Click here to read reviewer Michael Leonard's take on The Child.
The novel begins with an announcement that captures the eye of an investigative reporter: the discovery of the long-buried remains of an infant. This tantalizing mystery sends London’s
Daily Post journalist Kate Waters in search of answers. At a time when print journalism is fighting for its life against a ravenous 24/7
internet, Kate is aware of the dwindling ranks of colleagues in the formerly crowded newsroom. Inspired by the potential for public interest in the child’s terrible fate, Kate pushes for editorial approval for a series: “Who Is the Building Site Baby?”
Barton builds her drama around the bare bones of an incipient story: the identity of the baby, who buried the child, and the three protagonists who drive the tale, the reporter and two women who eventually provide the answers, at least enough information for Kate to pursue the truth. The mystery is given texture by the circumstances of each woman’s involvement, how they may impact one another’s lives, and the secrets they hold close until Kate batters down their resistance with her fierce curiosity, her interviews awakening long-held memories and fear of discovery.
This emotional texture is a hallmark of Barton’s fiction, the important characters fleshing out the past so carefully hidden from the present, grief papered over with marriages, other children. In her pursuit of the story, Kate meets two other women: Angela, whose infant girl was stolen from her in the hospital, a moment’s distraction stealing her happiness; and Emma, a book editor bedeviled by terrible memories and the fear that her recent depression signals that “her bad days are back.” Both husbands seek to comfort their wives. Angela’s husband, Nick, shares the grief for their lost baby, Alice,
and Paul hopes his wife won’t fall into another depression. Meanwhile, Kate’s life is complicated by the addition of a new reporter to mentor. Although Kate resents Joe Jackson for his lack of experience, she gradually comes to value
the earnest young man who looks up to her.
The tale unfolds with Kate as the relentless journalist, the other main characters revealing themselves reluctantly.
While the beginning is sluggish, fraught with secrets and lies, the story accelerates toward an unexpected resolution.

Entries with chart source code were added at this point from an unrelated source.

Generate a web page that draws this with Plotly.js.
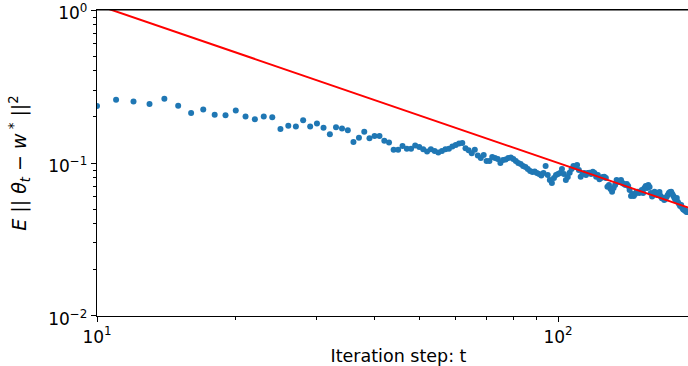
<!DOCTYPE html>
<html>
<head>
<meta charset="utf-8">
<script src="https://cdn.plot.ly/plotly-3.0.1.min.js"></script>
<style>
  html, body { margin: 0; padding: 0; overflow: hidden; background: #fff; width: 688px; height: 366px; }
  #chart { width: 700px; height: 366px; }
</style>
</head>
<body>
<div id="chart"></div>
<script>
// Iteration steps
const steps = [];
for (let t = 10; t <= 192; t++) steps.push(t);

// E||theta_t - w*||^2, one value per step t = 10..192
const errorValues = [
  0.236, 0.259, 0.252, 0.243, 0.263, 0.237, 0.212, 0.224, 0.207, 0.205,   // 10-19
  0.220, 0.201, 0.193, 0.201, 0.199, 0.167, 0.175, 0.173, 0.190, 0.173,   // 20-29
  0.181, 0.170, 0.154, 0.171, 0.168, 0.164, 0.137, 0.146, 0.160, 0.145,   // 30-39
  0.150, 0.150, 0.140, 0.136, 0.122, 0.122, 0.129, 0.124, 0.124, 0.130,   // 40-49
  0.127, 0.123, 0.119, 0.123, 0.120, 0.117, 0.120, 0.123, 0.124, 0.128,   // 50-59
  0.131, 0.134, 0.135, 0.125, 0.121, 0.116, 0.122, 0.112, 0.108, 0.113,   // 60-69
  0.103, 0.1031, 0.1094, 0.1078, 0.1062, 0.1000, 0.1046, 0.1054, 0.1078, 0.1086, // 70-79
  0.1062, 0.1031, 0.1000, 0.0985, 0.0956, 0.0942, 0.0914, 0.0886, 0.0873, 0.0880, // 80-89
  0.0860, 0.0847, 0.0829, 0.0860, 0.0956, 0.0835, 0.0774, 0.0740, 0.0798, 0.0835, // 90-99
  0.0847, 0.0860, 0.0914, 0.0847, 0.0774, 0.0810, 0.0864, 0.0914, 0.0956, 0.0942, // 100-109
  0.0970, 0.0900, 0.0813, 0.0847, 0.0860, 0.0835, 0.0860, 0.0864, 0.0847, 0.0877, // 110-119
  0.0860, 0.0813, 0.0835, 0.0783, 0.0798, 0.0810, 0.0813, 0.0798, 0.0700, 0.0718, // 120-129
  0.0676, 0.0649, 0.0686, 0.0718, 0.0774, 0.0751, 0.0763, 0.0774, 0.0740, 0.0729, // 130-139
  0.0718, 0.0729, 0.0707, 0.0666, 0.0609, 0.0627, 0.0609, 0.0627, 0.0646, 0.0649, // 140-149
  0.0637, 0.0649, 0.0666, 0.0637, 0.0686, 0.0707, 0.0686, 0.0718, 0.0697, 0.0637, // 150-159
  0.0603, 0.0627, 0.0649, 0.0637, 0.0618, 0.0634, 0.0646, 0.0609, 0.0588, 0.0590, // 160-169
  0.0573, 0.0582, 0.0599, 0.0618, 0.0637, 0.0646, 0.0649, 0.0627, 0.0609, 0.0588, // 170-179
  0.0573, 0.0590, 0.0556, 0.0540, 0.0524, 0.0531, 0.0508, 0.0497, 0.0493, 0.0486, // 180-189
  0.0478, 0.0478, 0.0486                                                       // 190-192
];

// Reference rate line (red), two end points
const refT = [10, 200];
const refY = [1.08, 0.0489];

// Tick values and labels
const xTickVals = [10, 100];
const xTickText = ['10<sup>1</sup>', '10<sup>2</sup>'];
const xMinorVals = [20, 30, 40, 50, 60, 70, 80, 90, 200];
const yTickVals = [0.01, 0.1, 1];
const yTickText = ['10<sup>−2</sup>', '10<sup>−1</sup>', '10<sup>0</sup>'];
const yMinorVals = [0.02, 0.03, 0.04, 0.05, 0.06, 0.07, 0.08, 0.09, 0.2, 0.3, 0.4, 0.5, 0.6, 0.7, 0.8, 0.9];

const font = { family: 'DejaVu Sans, sans-serif', color: '#000' };

const traces = [
  {
    x: steps, y: errorValues, type: 'scatter', mode: 'markers',
    marker: { color: '#1f77b4', size: 6 },
    hoverinfo: 'skip', showlegend: false
  },
  {
    x: refT, y: refY, type: 'scatter', mode: 'lines',
    line: { color: '#ff0000', width: 2 },
    hoverinfo: 'skip', showlegend: false
  }
];

const layout = {
  width: 700, height: 366,
  margin: { l: 97, r: 0, t: 10, b: 50 },
  paper_bgcolor: '#fff', plot_bgcolor: '#fff',
  font: Object.assign({ size: 17 }, font),
  shapes: [
    { type: 'line', xref: 'paper', yref: 'paper', x0: 0, x1: 1, y0: 1, y1: 1, line: { color: '#000', width: 1.2 }, layer: 'above' }
  ],
  xaxis: {
    type: 'log', range: [1, 1 + 603 / 461],
    showgrid: false, zeroline: false,
    showline: true, linecolor: '#000', linewidth: 1.2, mirror: true,
    ticks: 'outside', ticklen: 5, tickwidth: 1, tickcolor: '#000',
    tickmode: 'array', tickvals: xTickVals, ticktext: xTickText,
    tickfont: Object.assign({ size: 17 }, font),
    ticklabeloverflow: 'allow',
    minor: { tickmode: 'array', tickvals: xMinorVals, ticks: 'outside', ticklen: 3, tickwidth: 1, tickcolor: '#000', showgrid: false },
    title: { text: 'Iteration step: t', font: Object.assign({ size: 17.5 }, font), standoff: 6 },
    automargin: false
  },
  yaxis: {
    type: 'log', range: [-2.0002, 0.0002],
    showgrid: false, zeroline: false,
    showline: true, linecolor: '#000', linewidth: 1.2, mirror: true,
    ticks: 'outside', ticklen: 5, tickwidth: 1, tickcolor: '#000',
    tickmode: 'array', tickvals: yTickVals, ticktext: yTickText,
    tickfont: Object.assign({ size: 17 }, font),
    ticklabeloverflow: 'allow',
    ticklabelshift: 3,
    minor: { tickmode: 'array', tickvals: yMinorVals, ticks: 'outside', ticklen: 3, tickwidth: 1, tickcolor: '#000', showgrid: false },
    title: { text: '<i>E</i> || <i>θ</i><sub><i>t</i></sub> − <i>w</i><sup> *</sup> ||<sup>2</sup>', font: Object.assign({ size: 19 }, font), standoff: 16 },
    automargin: false
  }
};

Plotly.newPlot('chart', traces, layout, { staticPlot: true, displayModeBar: false });
</script>
</body>
</html>
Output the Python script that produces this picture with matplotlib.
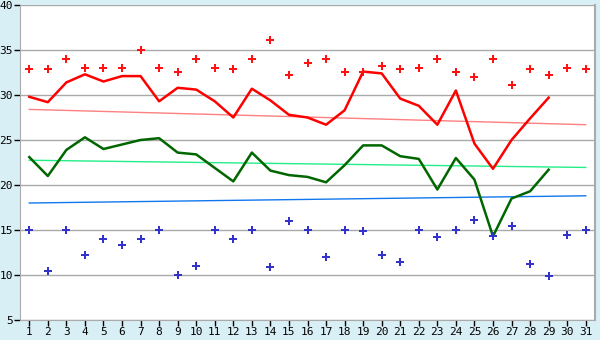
import matplotlib
matplotlib.use("Agg")
import matplotlib.pyplot as plt
import numpy as np

days = list(range(1, 32))
line_days = list(range(1, 30))

record_high = [32.9, 32.9, 34.0, 33.0, 33.0, 33.0, 35.0, 33.0, 32.6, 34.0,
               33.0, 32.9, 34.0, 36.1, 32.2, 33.6, 34.0, 32.6, 32.6, 33.2,
               32.9, 33.0, 34.0, 32.6, 32.0, 34.0, 31.1, 32.9, 32.2, 33.0, 32.9]
record_low = [15.0, 10.5, 15.0, 12.2, 14.0, 13.3, 14.0, 15.0, 10.0, 11.0,
              15.0, 14.0, 15.0, 10.9, 16.0, 15.0, 12.0, 15.0, 14.9, 12.2,
              11.4, 15.0, 14.2, 15.0, 16.1, 14.3, 15.4, 11.2, 9.9, 14.5, 15.0]
high_temp = [29.8, 29.2, 31.4, 32.3, 31.5, 32.1, 32.1, 29.3, 30.8, 30.6,
             29.3, 27.5, 30.7, 29.4, 27.8, 27.5, 26.7, 28.3, 32.6, 32.4,
             29.6, 28.8, 26.7, 30.5, 24.6, 21.8, 25.0, 27.4, 29.7]
low_temp = [23.1, 21.0, 23.9, 25.3, 24.0, 24.5, 25.0, 25.2, 23.6, 23.4,
            21.9, 20.4, 23.6, 21.6, 21.1, 20.9, 20.3, 22.2, 24.4, 24.4,
            23.2, 22.9, 19.5, 23.0, 20.6, 14.3, 18.5, 19.3, 21.7]
trend_ends_days = [1, 31]
trend_high = [28.4, 26.7]
trend_mid = [22.75, 21.95]
trend_low = [18.0, 18.8]

bg = "#d9eff6"
fig = plt.figure(figsize=(6, 3.4), dpi=100, facecolor=bg)
ax = fig.add_axes([20/600, 20/340, 575/600, 315/340])
ax.set_facecolor("white")

ax.set_xlim(0.5, 31.5)
ax.set_ylim(5, 40)
ax.set_yticks(range(5, 41, 5))
ax.set_xticks(days)
ax.grid(axis="y", color="#aaaaaa", linewidth=1)
ax.set_axisbelow(True)

ax.plot(trend_ends_days, trend_high, color="#ff8080", linewidth=1)
ax.plot(trend_ends_days, trend_mid, color="#22ee88", linewidth=1)
ax.plot(trend_ends_days, trend_low, color="#1177ee", linewidth=1)

ax.plot(line_days, high_temp, color="#ff0000", linewidth=1.8)
ax.plot(line_days, low_temp, color="#006600", linewidth=1.8)

ax.plot(days, record_high, linestyle="none", marker="P", markersize=5.2,
        color="#ff1111", markeredgewidth=0)
ax.plot(days, record_low, linestyle="none", marker="P", markersize=5.2,
        color="#3333cc", markeredgewidth=0)

for s in ["left", "bottom", "right", "top"]:
    ax.spines[s].set_color("#aaaaaa")
ax.spines["right"].set_linewidth(1.5)
ax.spines["top"].set_visible(False)
ax.tick_params(axis="both", colors="black", labelsize=8, length=4, width=1, pad=1)
for lab in ax.get_xticklabels() + ax.get_yticklabels():
    lab.set_family("DejaVu Sans Mono")

fig.savefig("out.png", dpi=100, facecolor=bg)
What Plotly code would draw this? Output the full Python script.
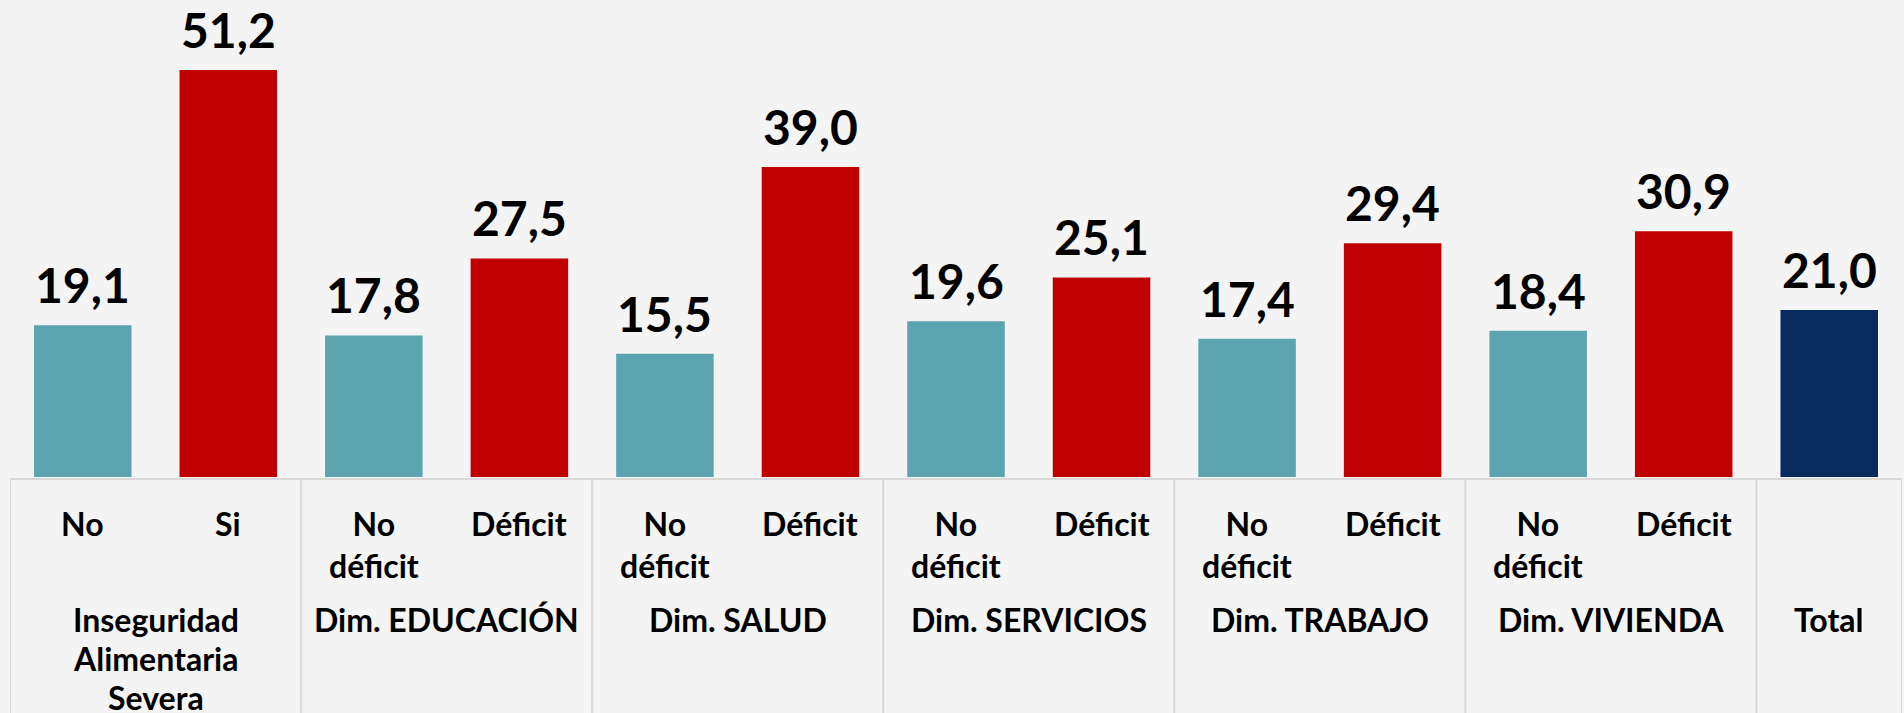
import plotly.graph_objects as go

# ---- data ----
sub_labels = ["No", "Si", "No<br>déficit", "Déficit", "No<br>déficit", "Déficit",
              "No<br>déficit", "Déficit", "No<br>déficit", "Déficit",
              "No<br>déficit", "Déficit", ""]
group_labels = [["Inseguridad", "Alimentaria", "Severa"], ["Dim. EDUCACIÓN"], ["Dim. SALUD"],
                ["Dim. SERVICIOS"], ["Dim. TRABAJO"], ["Dim. VIVIENDA"], ["Total"]]
group_sizes = [2, 2, 2, 2, 2, 2, 1]
values = [19.1, 51.2, 17.8, 27.5, 15.5, 39.0, 19.6, 25.1, 17.4, 29.4, 18.4, 30.9, 21.0]
kinds = ["no", "si", "no", "si", "no", "si", "no", "si", "no", "si", "no", "si", "total"]

color_map = {"no": "#5BA4B0", "si": "#C00000", "total": "#082A5E"}

W, H = 1904, 713
PLOT_BOTTOM = 477  # pixel y of baseline
ML, MR = 10, 2
FONT = "Lato"
GROUP_TOP = 598
GROUP_LINE = 39

def py2paper(py):
    return (PLOT_BOTTOM - py) / PLOT_BOTTOM

x = list(range(len(values)))
fig = go.Figure()
fig.add_trace(go.Bar(
    x=x, y=values,
    marker=dict(color=[color_map[k] for k in kinds], line=dict(width=0)),
    width=0.67,
    hoverinfo="skip",
))

annotations = []
# value labels
for i, v in enumerate(values):
    annotations.append(dict(
        x=i, y=v, xref="x", yref="y", yanchor="bottom", xanchor="center",
        text=f"{v:.1f}".replace(".", ","), showarrow=False, yshift=10,
        font=dict(family=FONT, size=48, color="#000000", weight=700),
    ))
# sub labels
for i, t in enumerate(sub_labels):
    if not t:
        continue
    annotations.append(dict(
        x=i, y=py2paper(502), xref="x", yref="paper", yanchor="top", xanchor="center",
        text=t, showarrow=False,
        font=dict(family=FONT, size=32, color="#000000", weight=700),
    ))
# group labels
start = 0
shapes = []
line_style = dict(color="#D9D9D9", width=2)
shapes.append(dict(type="line", xref="x", yref="paper", x0=-0.5, x1=len(values) - 0.5,
                   y0=py2paper(479), y1=py2paper(479), line=line_style))
shapes.append(dict(type="line", xref="x", yref="paper", x0=-0.5, x1=-0.5,
                   y0=py2paper(479), y1=py2paper(H + 5), line=line_style))
for lines, n in zip(group_labels, group_sizes):
    center = start + (n - 1) / 2
    for k, ln in enumerate(lines):
        annotations.append(dict(
            x=center, y=py2paper(GROUP_TOP + k * GROUP_LINE), xref="x", yref="paper",
            yanchor="top", xanchor="center",
            text=ln, showarrow=False,
            font=dict(family=FONT, size=32, color="#000000", weight=700),
        ))
    end = start + n - 0.5
    shapes.append(dict(type="line", xref="x", yref="paper", x0=end, x1=end,
                       y0=py2paper(479), y1=py2paper(H + 5), line=line_style))
    start += n

fig.update_layout(
    width=W, height=H,
    margin=dict(l=ML, r=MR, t=0, b=H - PLOT_BOTTOM, pad=0),
    paper_bgcolor="#F4F4F4", plot_bgcolor="#F4F4F4",
    showlegend=False,
    bargap=0.33,
    xaxis=dict(range=[-0.5, len(values) - 0.5], showticklabels=False, showgrid=False,
               zeroline=False, showline=False, ticks=""),
    yaxis=dict(range=[0, 60], visible=False, showgrid=False, zeroline=False),
    annotations=annotations,
    shapes=shapes,
)

fig.write_html("out.html", config={"displayModeBar": False},
               post_script="document.body.style.margin='0';document.body.style.background='#F4F4F4';")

The burden of the past is lifted as Kate’s story falls into place, grief too long denied as truth, buried under years of neglect and heartbreak, is revealed: “A secret takes on a life of its own over time.” Thanks to the perseverance of a dedicated reporter, a dead baby calls out for justice, the living left to honor the dead. One reporter, two troubled mothers, one dead baby begging to be recognized.